* start Entries supplied *
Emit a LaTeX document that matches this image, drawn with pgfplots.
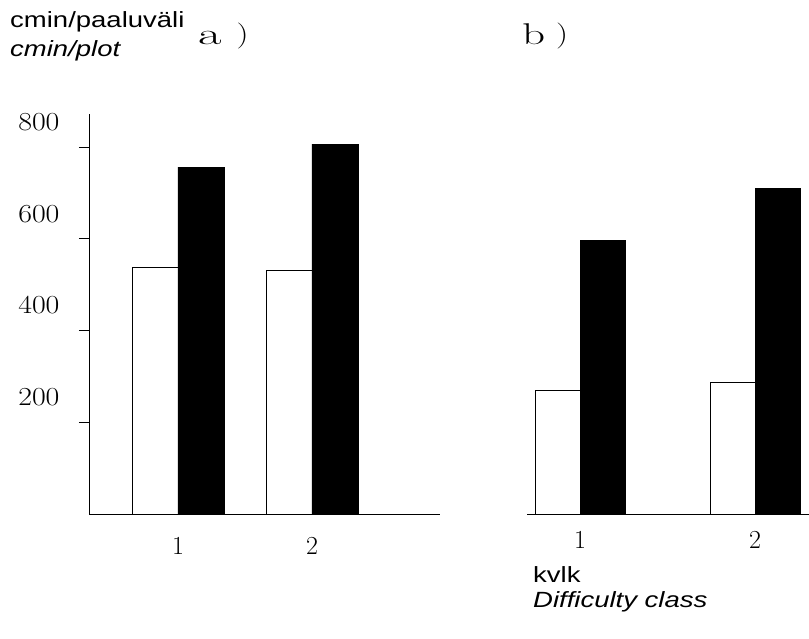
* end Entries supplied *
* start Entries supplied *
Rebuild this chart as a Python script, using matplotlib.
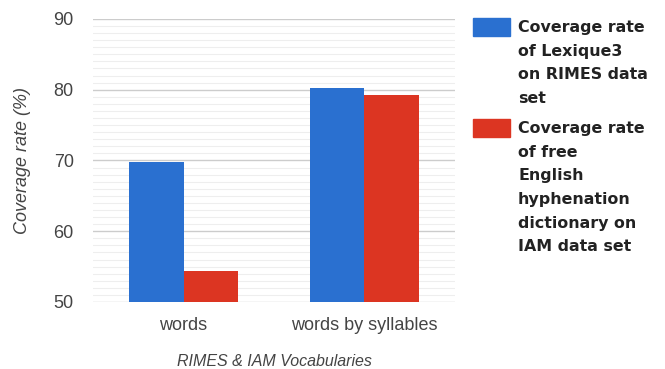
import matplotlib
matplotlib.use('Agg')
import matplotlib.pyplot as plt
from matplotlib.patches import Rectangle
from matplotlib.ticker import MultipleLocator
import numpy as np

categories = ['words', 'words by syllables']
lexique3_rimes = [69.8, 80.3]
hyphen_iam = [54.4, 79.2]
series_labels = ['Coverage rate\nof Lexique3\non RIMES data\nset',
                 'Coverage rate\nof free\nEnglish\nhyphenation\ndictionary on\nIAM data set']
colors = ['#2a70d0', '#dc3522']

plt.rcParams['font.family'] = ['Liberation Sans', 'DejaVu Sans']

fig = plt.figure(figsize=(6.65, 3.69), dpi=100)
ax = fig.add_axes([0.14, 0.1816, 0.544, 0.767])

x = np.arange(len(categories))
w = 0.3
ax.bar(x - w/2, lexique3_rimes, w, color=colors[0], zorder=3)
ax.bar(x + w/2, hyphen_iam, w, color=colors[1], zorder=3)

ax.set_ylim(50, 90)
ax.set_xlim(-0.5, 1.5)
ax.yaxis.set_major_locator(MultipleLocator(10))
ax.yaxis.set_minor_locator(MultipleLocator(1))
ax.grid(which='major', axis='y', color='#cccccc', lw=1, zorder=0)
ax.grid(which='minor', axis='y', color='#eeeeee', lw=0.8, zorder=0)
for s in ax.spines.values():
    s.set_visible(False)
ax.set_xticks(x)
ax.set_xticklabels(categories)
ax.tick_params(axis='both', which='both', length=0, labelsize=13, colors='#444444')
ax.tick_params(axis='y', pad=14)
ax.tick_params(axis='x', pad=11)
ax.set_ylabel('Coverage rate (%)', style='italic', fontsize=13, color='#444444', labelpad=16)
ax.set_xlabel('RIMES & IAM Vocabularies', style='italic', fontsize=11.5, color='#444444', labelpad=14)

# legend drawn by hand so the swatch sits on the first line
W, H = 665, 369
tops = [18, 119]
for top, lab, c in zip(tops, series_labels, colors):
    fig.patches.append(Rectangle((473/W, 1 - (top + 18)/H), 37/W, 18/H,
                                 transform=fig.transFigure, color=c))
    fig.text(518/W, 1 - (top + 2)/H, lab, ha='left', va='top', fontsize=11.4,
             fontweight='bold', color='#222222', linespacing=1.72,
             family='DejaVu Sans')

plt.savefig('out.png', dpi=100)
* end Entries supplied *
In the records above, find the line with "Rebuild this chart" and the line with "import numpy as np", then restate word for word only those two lines and all lines between, omitting pictures.

Rebuild this chart as a Python script, using matplotlib.
import matplotlib
matplotlib.use('Agg')
import matplotlib.pyplot as plt
from matplotlib.patches import Rectangle
from matplotlib.ticker import MultipleLocator
import numpy as np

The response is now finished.